- INSTRUCTIONS TO FOLLOW:
Starting at the first line of the data, print each line verbatim up to and including the line bearing "(Aj) |- (A3e);", omitting pictures.

━━━ DATA RECORDS ━━━

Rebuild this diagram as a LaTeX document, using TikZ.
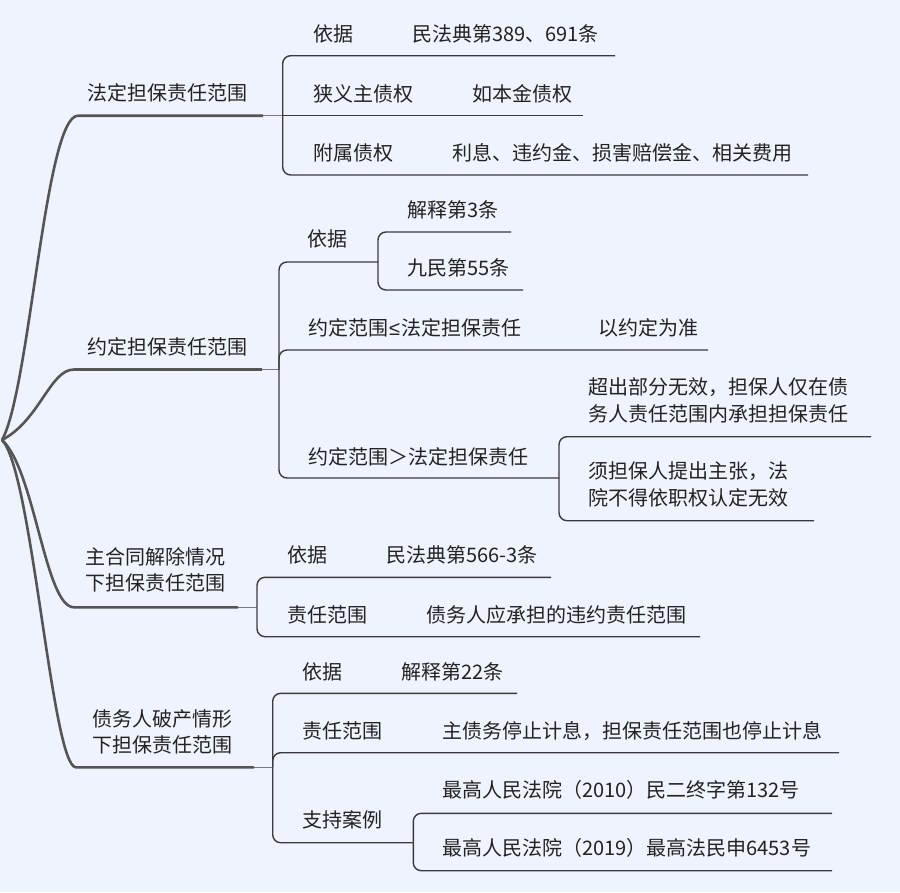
\documentclass[tikz,border=0pt]{standalone}
\usepackage{fontspec}
\newfontfamily\cjk{Noto Sans CJK SC}
\newfontfamily\latsym{Liberation Sans}
\definecolor{bg}{HTML}{EEF3FE}
\definecolor{lnA}{HTML}{555555}
\definecolor{lnB}{HTML}{3A3A3A}
\definecolor{lnJ}{HTML}{7A7A7A}
\definecolor{ink}{HTML}{222222}
\begin{document}
\begin{tikzpicture}[x=1pt,y=-1pt,
 txt/.style={anchor=west,inner sep=0pt,text=ink,font=\cjk\fontsize{20}{26.5}\selectfont,align=left},
 lone/.style={draw=lnA,line width=2.6pt},
 ljoin/.style={draw=lnJ,line width=1.4pt},
 ltwo/.style={draw=lnB,line width=1.4pt,rounded corners=8pt},
]
\fill[bg] (0,0) rectangle (900,892);
\useasboundingbox (0,0) rectangle (900,892);
\coordinate (root) at (2,440);

% ---------- branch 1
\node[txt] (A) at (87,93) {法定担保责任范围};
\coordinate (Ac) at (78,115.7);
\coordinate (Ae) at (263,115.7);
\coordinate (Aj) at (282.7,115.7);
\draw[lone] (root) .. controls (30,390) and (45,115.7) .. (Ac) -- (Ae);
\draw[ljoin] (Ae) -- (Aj);
\node[txt] (A1) at (313,34) {依据};
\node[txt] (A1v) at (412,34) {民法典第389、691条};
\coordinate (A1e) at (615,55.7);
\node[txt] (A2) at (313,94) {狭义主债权};
\node[txt] (A2v) at (472,94) {如本金债权};
\coordinate (A2e) at (583,115.7);
\node[txt] (A3) at (313,153) {附属债权};
\node[txt] (A3v) at (452,153) {利息、违约金、损害赔偿金、相关费用};
\coordinate (A3e) at (808,175);
\draw[ltwo] (Aj) |- (A1e);
\draw[ltwo] (Aj) -- (A2e);
\draw[ltwo] (Aj) |- (A3e);

% ---------- branch 2
\node[txt] (B) at (87,347) {约定担保责任范围};
\coordinate (Bc) at (74,369.5);
\coordinate (Be) at (262,369.5);
\coordinate (Bj) at (279,369.5);
\draw[lone] (root) .. controls (40,420) and (50,369.5) .. (Bc) -- (Be);
\draw[ljoin] (Be) -- (Bj);
\node[txt] (B1) at (307,239) {依据};
\coordinate (B1j) at (378,262);
\node[txt] (B1a) at (407,210) {解释第3条};
\coordinate (B1ae) at (511,232);
\node[txt] (B1b) at (407,268) {九民第55条};
\coordinate (B1be) at (523,290);
\node[txt] (B2) at (308,328) {约定范围{\latsym\kern1pt≤\kern1pt}法定担保责任};
\node[txt] (B2v) at (598,328) {以约定为准};
\coordinate (B2e) at (708,350);
\node[txt] (B3) at (308,457) {约定范围＞法定担保责任};
\coordinate (B3j) at (559,478);
\node[txt] (B3a) at (588,400.5) {超出部分无效，担保人仅在债\\务人责任范围内承担担保责任};
\coordinate (B3ae) at (871,436.7);
\node[txt] (B3b) at (588,484.5) {须担保人提出主张，法\\院不得依职权认定无效};
\coordinate (B3be) at (814,520.7);
\draw[ltwo] (Bj) |- (B1j);
\draw[ltwo] (Bj) |- (B2e);
\draw[ltwo] (Bj) |- (B3j);
\draw[ltwo] (B1j) |- (B1ae);
\draw[ltwo] (B1j) |- (B1be);
\draw[ltwo] (B3j) |- (B3ae);
\draw[ltwo] (B3j) |- (B3be);

% ---------- branch 3
\node[txt] (C) at (85,570) {主合同解除情况\\下担保责任范围};
\coordinate (Cc) at (74,607.3);
\coordinate (Ce) at (238,607.3);
\coordinate (Cj) at (257,607.3);
\draw[lone] (root) .. controls (35,470) and (45,607.3) .. (Cc) -- (Ce);
\draw[ljoin] (Ce) -- (Cj);
\node[txt] (C1) at (287,555) {依据};
\node[txt] (C1v) at (386,555) {民法典第566-3条};
\coordinate (C1e) at (551,577.3);
\node[txt] (C2) at (287,615) {责任范围};
\node[txt] (C2v) at (426,615) {债务人应承担的违约责任范围};
\coordinate (C2e) at (700,636.7);
\draw[ltwo] (Cj) |- (C1e);
\draw[ltwo] (Cj) |- (C2e);

% ---------- branch 4
\node[txt] (D) at (92,732) {债务人破产情形\\下担保责任范围};
\coordinate (Dc) at (76,767.3);
\coordinate (De) at (254,767.3);
\coordinate (Dj) at (272.7,767.3);
\draw[lone] (root) .. controls (32,470) and (52,767.3) .. (Dc) -- (De);
\draw[ljoin] (De) -- (Dj);
\node[txt] (D1) at (302.5,671.7) {依据};
\node[txt] (D1v) at (401,671.7) {解释第22条};
\coordinate (D1e) at (517,693.3);
\node[txt] (D2) at (302.5,730.7) {责任范围};
\node[txt] (D2v) at (442,730.7) {主债务停止计息，担保责任范围也停止计息};
\coordinate (D2e) at (839,752.7);
\node[txt] (D3) at (302.5,820) {支持案例};
\coordinate (D3j) at (413.3,842.7);
\node[txt] (D3a) at (442,790) {最高人民法院（2010）民二终字第132号};
\coordinate (D3ae) at (832,813.3);
\node[txt] (D3b) at (442,848.3) {最高人民法院（2019）最高法民申6453号};
\coordinate (D3be) at (832,870.7);
\draw[ltwo] (Dj) |- (D1e);
\draw[ltwo] (Dj) |- (D2e);
\draw[ltwo] (Dj) |- (D3j);
\draw[ltwo] (D3j) |- (D3ae);
\draw[ltwo] (D3j) |- (D3be);
\end{tikzpicture}
\end{document}
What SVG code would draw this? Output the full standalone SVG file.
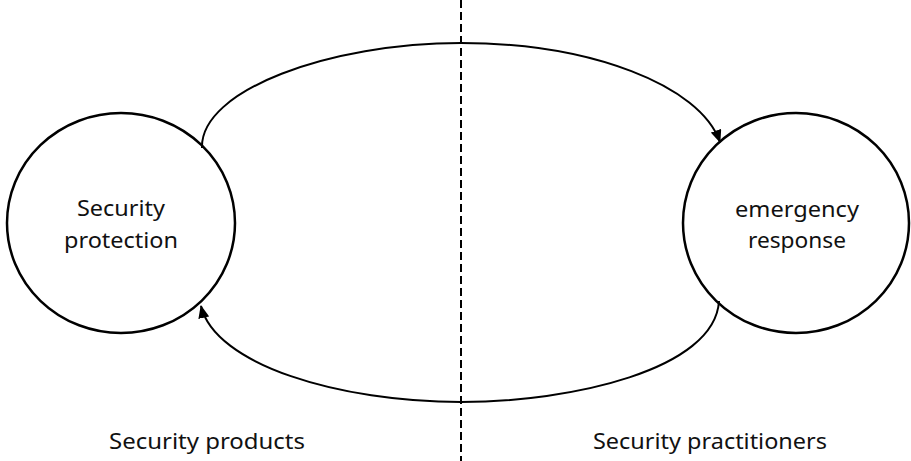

━━━

- ANSWER BELOW:
Rebuild this diagram as a LaTeX document, using TikZ.
\documentclass[tikz,border=0pt]{standalone}
\usepackage{fontspec}
\newfontfamily\cjk{Noto Sans CJK SC}
\newfontfamily\latsym{Liberation Sans}
\definecolor{bg}{HTML}{EEF3FE}
\definecolor{lnA}{HTML}{555555}
\definecolor{lnB}{HTML}{3A3A3A}
\definecolor{lnJ}{HTML}{7A7A7A}
\definecolor{ink}{HTML}{222222}
\begin{document}
\begin{tikzpicture}[x=1pt,y=-1pt,
 txt/.style={anchor=west,inner sep=0pt,text=ink,font=\cjk\fontsize{20}{26.5}\selectfont,align=left},
 lone/.style={draw=lnA,line width=2.6pt},
 ljoin/.style={draw=lnJ,line width=1.4pt},
 ltwo/.style={draw=lnB,line width=1.4pt,rounded corners=8pt},
]
\fill[bg] (0,0) rectangle (900,892);
\useasboundingbox (0,0) rectangle (900,892);
\coordinate (root) at (2,440);

% ---------- branch 1
\node[txt] (A) at (87,93) {法定担保责任范围};
\coordinate (Ac) at (78,115.7);
\coordinate (Ae) at (263,115.7);
\coordinate (Aj) at (282.7,115.7);
\draw[lone] (root) .. controls (30,390) and (45,115.7) .. (Ac) -- (Ae);
\draw[ljoin] (Ae) -- (Aj);
\node[txt] (A1) at (313,34) {依据};
\node[txt] (A1v) at (412,34) {民法典第389、691条};
\coordinate (A1e) at (615,55.7);
\node[txt] (A2) at (313,94) {狭义主债权};
\node[txt] (A2v) at (472,94) {如本金债权};
\coordinate (A2e) at (583,115.7);
\node[txt] (A3) at (313,153) {附属债权};
\node[txt] (A3v) at (452,153) {利息、违约金、损害赔偿金、相关费用};
\coordinate (A3e) at (808,175);
\draw[ltwo] (Aj) |- (A1e);
\draw[ltwo] (Aj) -- (A2e);
\draw[ltwo] (Aj) |- (A3e);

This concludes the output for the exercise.